» **Required task**
Collect each line of the entries that holds the string "this".

» **Recorded data**
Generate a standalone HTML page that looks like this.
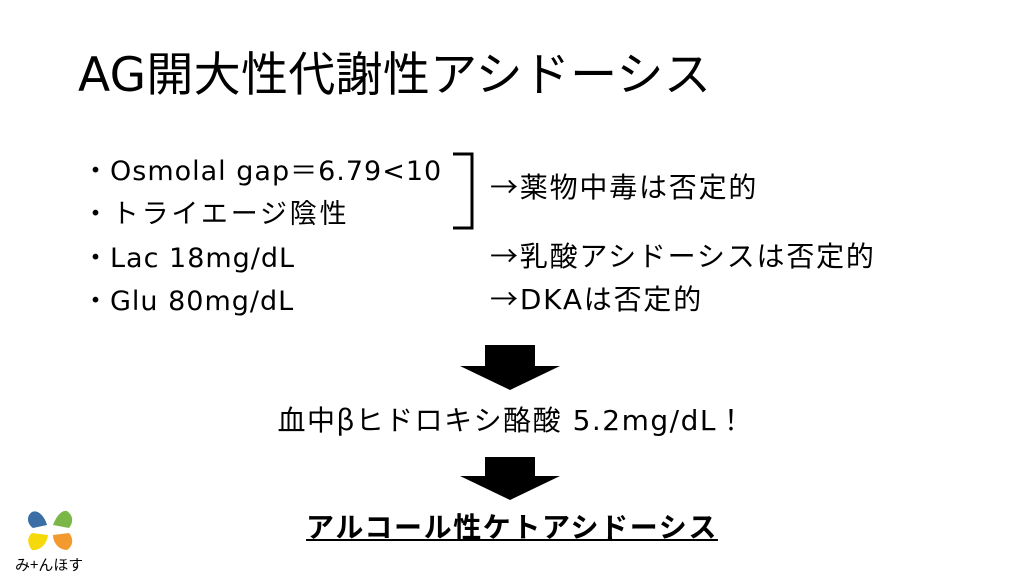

...

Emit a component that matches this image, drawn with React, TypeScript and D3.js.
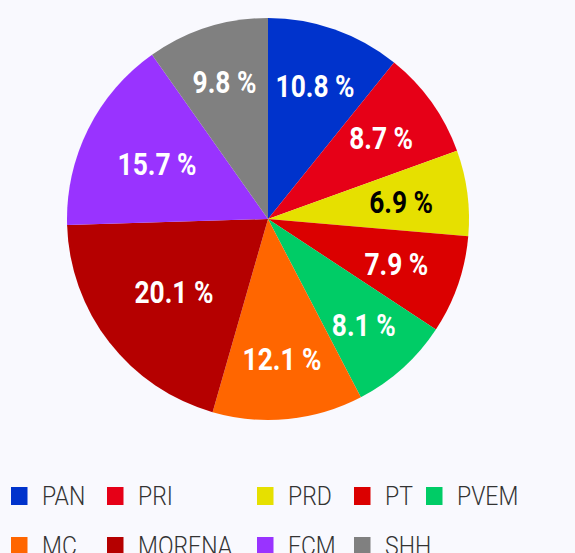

---

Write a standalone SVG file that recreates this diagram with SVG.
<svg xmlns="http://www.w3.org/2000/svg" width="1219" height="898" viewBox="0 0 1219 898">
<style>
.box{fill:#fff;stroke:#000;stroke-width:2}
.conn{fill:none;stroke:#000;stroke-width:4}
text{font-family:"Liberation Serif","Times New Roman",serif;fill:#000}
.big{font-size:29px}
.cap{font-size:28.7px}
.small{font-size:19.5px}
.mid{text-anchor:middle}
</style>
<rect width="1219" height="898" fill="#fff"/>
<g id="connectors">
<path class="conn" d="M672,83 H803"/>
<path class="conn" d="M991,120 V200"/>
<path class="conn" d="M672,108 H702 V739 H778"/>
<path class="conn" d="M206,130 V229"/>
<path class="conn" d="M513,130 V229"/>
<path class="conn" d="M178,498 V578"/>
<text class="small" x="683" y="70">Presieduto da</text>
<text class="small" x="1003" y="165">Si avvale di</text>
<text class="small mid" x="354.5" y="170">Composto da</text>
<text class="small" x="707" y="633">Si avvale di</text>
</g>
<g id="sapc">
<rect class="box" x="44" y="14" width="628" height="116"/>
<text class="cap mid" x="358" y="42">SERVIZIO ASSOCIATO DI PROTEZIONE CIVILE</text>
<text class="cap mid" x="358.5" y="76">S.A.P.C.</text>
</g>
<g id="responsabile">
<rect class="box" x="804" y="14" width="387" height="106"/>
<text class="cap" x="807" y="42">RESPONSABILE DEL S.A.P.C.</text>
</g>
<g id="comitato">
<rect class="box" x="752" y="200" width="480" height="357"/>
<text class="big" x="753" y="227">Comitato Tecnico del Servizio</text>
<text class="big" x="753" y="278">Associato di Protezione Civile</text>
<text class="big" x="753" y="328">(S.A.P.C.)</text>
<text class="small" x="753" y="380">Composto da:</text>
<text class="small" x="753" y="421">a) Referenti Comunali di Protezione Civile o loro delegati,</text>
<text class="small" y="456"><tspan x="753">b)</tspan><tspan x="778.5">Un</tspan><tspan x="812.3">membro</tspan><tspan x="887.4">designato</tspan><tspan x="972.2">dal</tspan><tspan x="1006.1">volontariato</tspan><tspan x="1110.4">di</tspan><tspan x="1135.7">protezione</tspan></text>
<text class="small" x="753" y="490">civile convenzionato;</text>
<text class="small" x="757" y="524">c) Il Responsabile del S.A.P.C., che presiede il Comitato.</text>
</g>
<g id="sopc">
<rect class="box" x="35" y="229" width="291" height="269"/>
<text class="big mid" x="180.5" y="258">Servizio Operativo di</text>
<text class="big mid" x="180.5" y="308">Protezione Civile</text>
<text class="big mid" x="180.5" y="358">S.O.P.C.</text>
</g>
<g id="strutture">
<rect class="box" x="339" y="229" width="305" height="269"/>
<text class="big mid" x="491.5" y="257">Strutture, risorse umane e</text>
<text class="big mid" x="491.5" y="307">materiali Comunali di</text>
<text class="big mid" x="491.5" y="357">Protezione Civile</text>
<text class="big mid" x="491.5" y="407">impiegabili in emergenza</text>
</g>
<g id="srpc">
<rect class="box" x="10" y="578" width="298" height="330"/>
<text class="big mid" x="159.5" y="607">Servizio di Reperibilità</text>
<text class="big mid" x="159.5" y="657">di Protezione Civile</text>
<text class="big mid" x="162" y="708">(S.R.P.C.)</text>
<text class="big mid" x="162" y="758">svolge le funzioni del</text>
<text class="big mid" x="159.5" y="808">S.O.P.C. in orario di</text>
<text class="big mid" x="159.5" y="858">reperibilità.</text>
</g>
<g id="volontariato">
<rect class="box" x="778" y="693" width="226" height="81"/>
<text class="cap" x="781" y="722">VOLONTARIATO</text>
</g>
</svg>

» **Task response**
Generate a standalone HTML page that looks like this.
Emit a component that matches this image, drawn with React, TypeScript and D3.js.
Write a standalone SVG file that recreates this diagram with SVG.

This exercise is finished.